- Extracted records
======

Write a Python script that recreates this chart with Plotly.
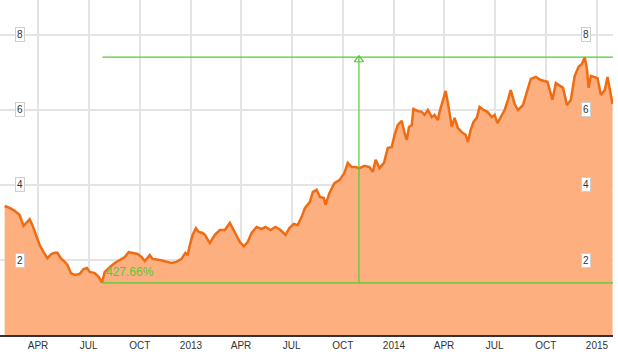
import plotly.graph_objects as go

dates = [
    "2012-02-01", "2012-02-10", "2012-02-19", "2012-02-28", "2012-03-06", "2012-03-17", "2012-03-22", "2012-03-28",
    "2012-04-04", "2012-04-11", "2012-04-18", "2012-04-25", "2012-05-01", "2012-05-06", "2012-05-12", "2012-05-19",
    "2012-05-24", "2012-05-30", "2012-06-06", "2012-06-15", "2012-06-22", "2012-06-28", "2012-07-03", "2012-07-12",
    "2012-07-19", "2012-07-25", "2012-07-30", "2012-08-08", "2012-08-17", "2012-08-26", "2012-09-04", "2012-09-11",
    "2012-09-18", "2012-09-27", "2012-10-04", "2012-10-10", "2012-10-19", "2012-10-24", "2012-11-06", "2012-11-18",
    "2012-11-27", "2012-12-06", "2012-12-15", "2012-12-22", "2012-12-26", "2012-12-30",
    "2013-01-04", "2013-01-10", "2013-01-15", "2013-01-22", "2013-01-26", "2013-02-04", "2013-02-13", "2013-02-22",
    "2013-03-03", "2013-03-12", "2013-03-21", "2013-03-30", "2013-04-06", "2013-04-13", "2013-04-20", "2013-04-29",
    "2013-05-08", "2013-05-15", "2013-05-24", "2013-06-02", "2013-06-11", "2013-06-20", "2013-06-27", "2013-07-05",
    "2013-07-12", "2013-07-19", "2013-07-25", "2013-08-03", "2013-08-08", "2013-08-15", "2013-08-21", "2013-08-28",
    "2013-08-31", "2013-09-07", "2013-09-16", "2013-09-25", "2013-10-04", "2013-10-10", "2013-10-17", "2013-10-24",
    "2013-10-31", "2013-11-09", "2013-11-18", "2013-11-24", "2013-11-29", "2013-12-06", "2013-12-14", "2013-12-21",
    "2013-12-28",
    "2014-01-02", "2014-01-08", "2014-01-15", "2014-01-20", "2014-01-24", "2014-01-28", "2014-02-02", "2014-02-05",
    "2014-02-13", "2014-02-20", "2014-02-25", "2014-03-03", "2014-03-10", "2014-03-15", "2014-03-21", "2014-03-24",
    "2014-03-31", "2014-04-04", "2014-04-08", "2014-04-15", "2014-04-20", "2014-04-26", "2014-05-03", "2014-05-10",
    "2014-05-14", "2014-05-19", "2014-05-24", "2014-05-30", "2014-06-04", "2014-06-11", "2014-06-18", "2014-06-26",
    "2014-07-01", "2014-07-06", "2014-07-12", "2014-07-19", "2014-07-25", "2014-07-30", "2014-08-06", "2014-08-12",
    "2014-08-21", "2014-08-26", "2014-09-04", "2014-09-13", "2014-09-22", "2014-10-04", "2014-10-10", "2014-10-13",
    "2014-10-19", "2014-11-01", "2014-11-08", "2014-11-15", "2014-11-22", "2014-11-29", "2014-12-05", "2014-12-10",
    "2014-12-14", "2014-12-17", "2014-12-21", "2014-12-28",
    "2015-01-02", "2015-01-08", "2015-01-15", "2015-01-20", "2015-01-24", "2015-01-29",
]
prices = [
    3.44, 3.39, 3.31, 3.20, 2.91, 3.09, 2.93, 2.67,
    2.40, 2.21, 2.05, 2.16, 2.19, 2.19, 2.05, 1.95,
    1.87, 1.65, 1.60, 1.63, 1.76, 1.79, 1.68, 1.65,
    1.55, 1.40, 1.68, 1.81, 1.92, 2.00, 2.08, 2.21,
    2.19, 2.16, 2.08, 1.97, 2.13, 2.03, 2.00, 1.95,
    1.92, 1.95, 2.03, 2.19, 2.13, 2.40,
    2.67, 2.85, 2.75, 2.72, 2.67, 2.45, 2.67, 2.80,
    2.80, 2.99, 2.72, 2.48, 2.37, 2.48, 2.72, 2.88,
    2.83, 2.88, 2.80, 2.88, 2.80, 2.67, 2.85, 2.96,
    2.93, 3.15, 3.39, 3.55, 3.81, 3.87, 3.68, 3.65,
    3.47, 3.79, 4.05, 4.13, 4.32, 4.59, 4.48, 4.48,
    4.45, 4.51, 4.48, 4.35, 4.67, 4.45, 4.59, 4.99,
    5.01,
    5.33, 5.60, 5.71, 5.39, 5.20, 5.55, 5.60, 6.03,
    5.97, 5.95, 5.87, 6.00, 5.81, 5.87, 5.73, 5.95,
    6.27, 6.51, 6.19, 5.55, 5.79, 5.52, 5.41, 5.33,
    5.15, 5.47, 5.68, 5.79, 6.08, 6.00, 5.95, 5.81,
    5.87, 5.65, 5.81, 6.00, 6.27, 6.53, 6.16, 6.00,
    6.13, 6.37, 6.83, 6.88, 6.80, 6.75, 6.40, 6.27,
    6.72, 6.59, 6.13, 6.27, 6.91, 7.15, 7.23, 7.41,
    7.09, 6.59, 6.91, 6.88,
    6.85, 6.40, 6.53, 6.88, 6.53, 6.16,
]

tick_dates = ["2012-04-01", "2012-07-01", "2012-10-01", "2013-01-01", "2013-04-01", "2013-07-01",
              "2013-10-01", "2014-01-01", "2014-04-01", "2014-07-01", "2014-10-01", "2015-01-01"]
tick_labels = ["APR", "JUL", "OCT", "2013", "APR", "JUL", "OCT", "2014", "APR", "JUL", "OCT", "2015"]
grid_values = [2, 4, 6, 8]

low_date = "2012-07-26"
low_value = 1.39
high_value = 7.41
measure_date = "2013-10-30"
line_end_date = "2015-02-06"
change_label = "427.66%"

GREEN = "#55c936"
W, H = 618, 354
ML, MR, MT, MB = 0, 5, 0, 19
PW = W - ML - MR

fig = go.Figure()
fig.add_trace(go.Scatter(
    x=dates, y=prices, mode="lines",
    line=dict(color="#ef6c12", width=2.5),
    fill="tozeroy", fillcolor="#fdaf80",
    hoverinfo="skip", showlegend=False,
))

# measurement lines
fig.add_shape(type="line", xref="x", yref="y", x0=low_date, x1=line_end_date, y0=high_value, y1=high_value,
              line=dict(color=GREEN, width=1.2))
fig.add_shape(type="line", xref="x", yref="y", x0=low_date, x1=line_end_date, y0=low_value, y1=low_value,
              line=dict(color=GREEN, width=1.2))
fig.add_shape(type="line", xref="x", yref="y", x0=measure_date, x1=measure_date, y0=low_value, y1=high_value,
              line=dict(color=GREEN, width=1.2))
fig.add_trace(go.Scatter(
    x=[measure_date], y=[high_value - 0.07], mode="markers",
    marker=dict(symbol="triangle-up-open", size=8, color=GREEN, line=dict(width=1.2, color=GREEN)),
    hoverinfo="skip", showlegend=False, cliponaxis=False,
))

annotations = [dict(x=low_date, y=low_value + 0.3, xref="x", yref="y", text=change_label, showarrow=False,
                    xanchor="left", yanchor="middle", xshift=1,
                    font=dict(family="Liberation Sans, Arial", size=12, color=GREEN))]
for v in grid_values:
    for px in (20, 586):
        annotations.append(dict(x=px / PW, y=v, xref="paper", yref="y", text=str(v), showarrow=False,
                                xanchor="center", yanchor="middle",
                                bgcolor="white", bordercolor="#cfcfcf", borderwidth=1, borderpad=1,
                                font=dict(family="Liberation Sans, Arial", size=10, color="#333333")))

fig.update_layout(
    width=W, height=H,
    margin=dict(l=ML, r=MR, t=MT, b=MB),
    paper_bgcolor="white", plot_bgcolor="white",
    annotations=annotations,
    xaxis=dict(
        type="date", range=["2012-01-23 16:00", "2015-01-29 20:00"],
        tickvals=tick_dates, ticktext=tick_labels,
        showgrid=True, gridcolor="#e4e4e4", gridwidth=1.5,
        showline=True, linecolor="#333333", linewidth=1.5,
        ticks="", ticklen=0,
        tickfont=dict(family="Liberation Sans, Arial", size=10, color="#333333"),
        zeroline=False, fixedrange=True,
    ),
    yaxis=dict(
        range=[0, 8.933], tickvals=grid_values, showticklabels=False,
        showgrid=True, gridcolor="#e4e4e4", gridwidth=1.5,
        zeroline=False, showline=False, ticks="",
    ),
)

fig.write_html("out.html")
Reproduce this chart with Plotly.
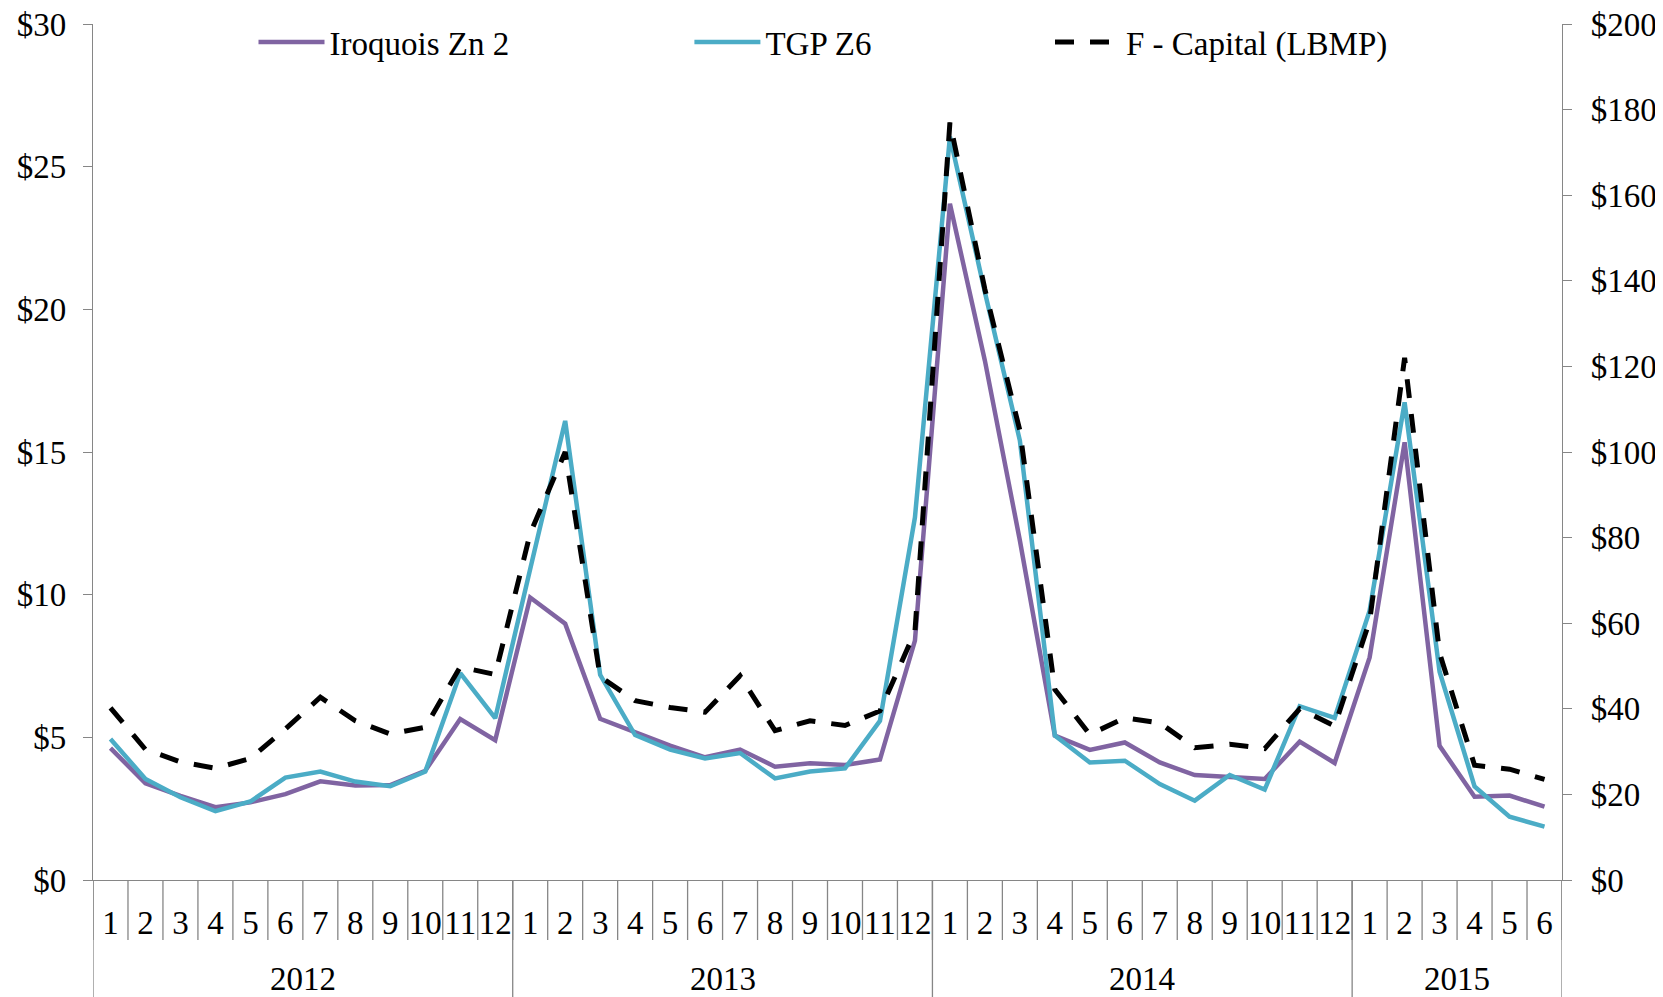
import plotly.graph_objects as go

year_labels = ["2012"] * 12 + ["2013"] * 12 + ["2014"] * 12 + ["2015"] * 6
month_labels = ["1", "2", "3", "4", "5", "6", "7", "8", "9", "10", "11", "12",
                "1", "2", "3", "4", "5", "6", "7", "8", "9", "10", "11", "12",
                "1", "2", "3", "4", "5", "6", "7", "8", "9", "10", "11", "12",
                "1", "2", "3", "4", "5", "6"]

iroquois_zn2 = [4.62, 3.39, 2.95, 2.55, 2.72, 3.01, 3.46, 3.31, 3.33, 3.83, 5.64, 4.90,
                9.90, 8.98, 5.65, 5.17, 4.71, 4.30, 4.57, 3.97, 4.09, 4.03, 4.22, 8.39,
                23.70, 18.20, 11.90, 5.06, 4.56, 4.82, 4.12, 3.68, 3.62, 3.54, 4.85, 4.10,
                7.80, 15.34, 4.70, 2.92, 2.96, 2.57]

tgp_z6 = [4.94, 3.54, 2.90, 2.41, 2.75, 3.59, 3.80, 3.45, 3.29, 3.80, 7.25, 5.67,
          10.90, 16.09, 7.19, 5.08, 4.57, 4.26, 4.45, 3.56, 3.80, 3.91, 5.58, 12.71,
          26.05, 20.60, 15.40, 5.06, 4.12, 4.18, 3.36, 2.78, 3.68, 3.17, 6.09, 5.68,
          9.44, 16.74, 7.30, 3.28, 2.22, 1.87]

f_capital_lbmp = [40.2, 30.5, 27.6, 26.1, 28.4, 35.3, 42.7, 37.2, 34.1, 35.7, 49.8, 48.0,
                  81.0, 100.0, 47.5, 41.9, 40.3, 39.2, 47.7, 34.9, 37.2, 36.1, 39.5, 58.0,
                  177.0, 138.0, 105.0, 44.5, 34.0, 37.9, 36.7, 30.9, 31.7, 30.7, 40.0, 36.0,
                  60.5, 122.0, 53.0, 26.8, 25.9, 23.5]

FONT = "Liberation Serif, Times New Roman, serif"
FS = 33
AXIS_GRAY = "#868686"

# unique category keys (year-month), displayed with month labels
x_keys = [f"{y}-{m}" for y, m in zip(year_labels, month_labels)]

W, H = 1655, 989          # page has an 8px body margin
ML, MR, MT, MB = 85, 101, 16, 117
PH = H - MT - MB          # plot height in px

fig = go.Figure()
fig.add_trace(go.Scatter(x=x_keys, y=iroquois_zn2, name="Iroquois Zn 2", mode="lines",
                         line=dict(color="#8064A2", width=4.5), legend="legend"))
fig.add_trace(go.Scatter(x=x_keys, y=tgp_z6, name="TGP Z6", mode="lines",
                         line=dict(color="#4BACC6", width=4.5), legend="legend2"))
fig.add_trace(go.Scatter(x=x_keys, y=f_capital_lbmp, name="F - Capital (LBMP)", mode="lines",
                         line=dict(color="black", width=5, dash="19px,16px"),
                         yaxis="y2", legend="legend3"))

# month separators below the axis
n = len(month_labels)
for i in range(n + 1):
    fig.add_shape(type="line", xref="x", yref="paper", x0=i - 0.5, x1=i - 0.5,
                  y0=0, y1=-60 / PH, line=dict(color=AXIS_GRAY, width=1.3), layer="below")

# year group dividers and labels
groups = []
for i, yr in enumerate(year_labels):
    if not groups or groups[-1][0] != yr:
        groups.append([yr, i, i])
    else:
        groups[-1][2] = i
for yr, i0, i1 in groups:
    fig.add_shape(type="line", xref="x", yref="paper", x0=i0 - 0.5, x1=i0 - 0.5,
                  y0=0, y1=-MB / PH, line=dict(color=AXIS_GRAY, width=1.3), layer="below")
    fig.add_annotation(x=(i0 + i1) / 2, y=-99 / PH, xref="x", yref="paper", text=yr,
                       showarrow=False, yanchor="middle", xanchor="center",
                       font=dict(family=FONT, size=FS, color="black"))
fig.add_shape(type="line", xref="x", yref="paper", x0=n - 0.5, x1=n - 0.5,
              y0=0, y1=-MB / PH, line=dict(color=AXIS_GRAY, width=1.3), layer="below")

leg_common = dict(orientation="h", yanchor="middle", xanchor="left", y=0.979,
                  font=dict(family=FONT, size=FS, color="black"),
                  bgcolor="rgba(0,0,0,0)", itemwidth=66, tracegroupgap=0)
PW = W - ML - MR

fig.update_layout(
    template="none",
    width=W, height=H,
    margin=dict(l=ML, r=MR, t=MT, b=MB, autoexpand=False),
    paper_bgcolor="white", plot_bgcolor="white",
    font=dict(family=FONT, size=FS, color="black"),
    showlegend=True,
    legend=dict(x=160.5 / PW, **leg_common),
    legend2=dict(x=596.4 / PW, **leg_common),
    legend3=dict(x=957.0 / PW, **leg_common),
    xaxis=dict(type="category", categoryorder="array", categoryarray=x_keys,
               tickmode="array", tickvals=x_keys, ticktext=month_labels,
               range=[-0.5, n - 0.5],
               showline=True, linecolor=AXIS_GRAY, linewidth=1.3,
               ticks="outside", ticklen=13, tickcolor="rgba(0,0,0,0)", tickangle=0,
               automargin=False, showgrid=False, zeroline=False,
               ticklabeloverflow="allow",
               tickfont=dict(family=FONT, size=FS, color="black")),
    yaxis=dict(range=[0, 30], dtick=5, tickprefix="$", showline=True, linecolor=AXIS_GRAY,
               linewidth=1.3, ticks="outside", ticklen=9, tickcolor=AXIS_GRAY, tickwidth=1.3,
               showgrid=False, zeroline=False, ticklabelstandoff=10, automargin=False,
               ticklabeloverflow="allow",
               tickfont=dict(family=FONT, size=FS, color="black")),
    yaxis2=dict(range=[0, 200], dtick=20, tickprefix="$", overlaying="y", side="right",
                showline=True, linecolor=AXIS_GRAY, linewidth=1.3, ticks="outside",
                ticklen=9, tickcolor=AXIS_GRAY, tickwidth=1.3, showgrid=False,
                zeroline=False, ticklabelstandoff=12, automargin=False,
                ticklabeloverflow="allow",
                tickfont=dict(family=FONT, size=FS, color="black")),
)

fig.write_html("out.html")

======

Extract every line of the records above that contains the word "this".

- Written solution
Write a Python script that recreates this chart with Plotly.
Reproduce this chart with Plotly.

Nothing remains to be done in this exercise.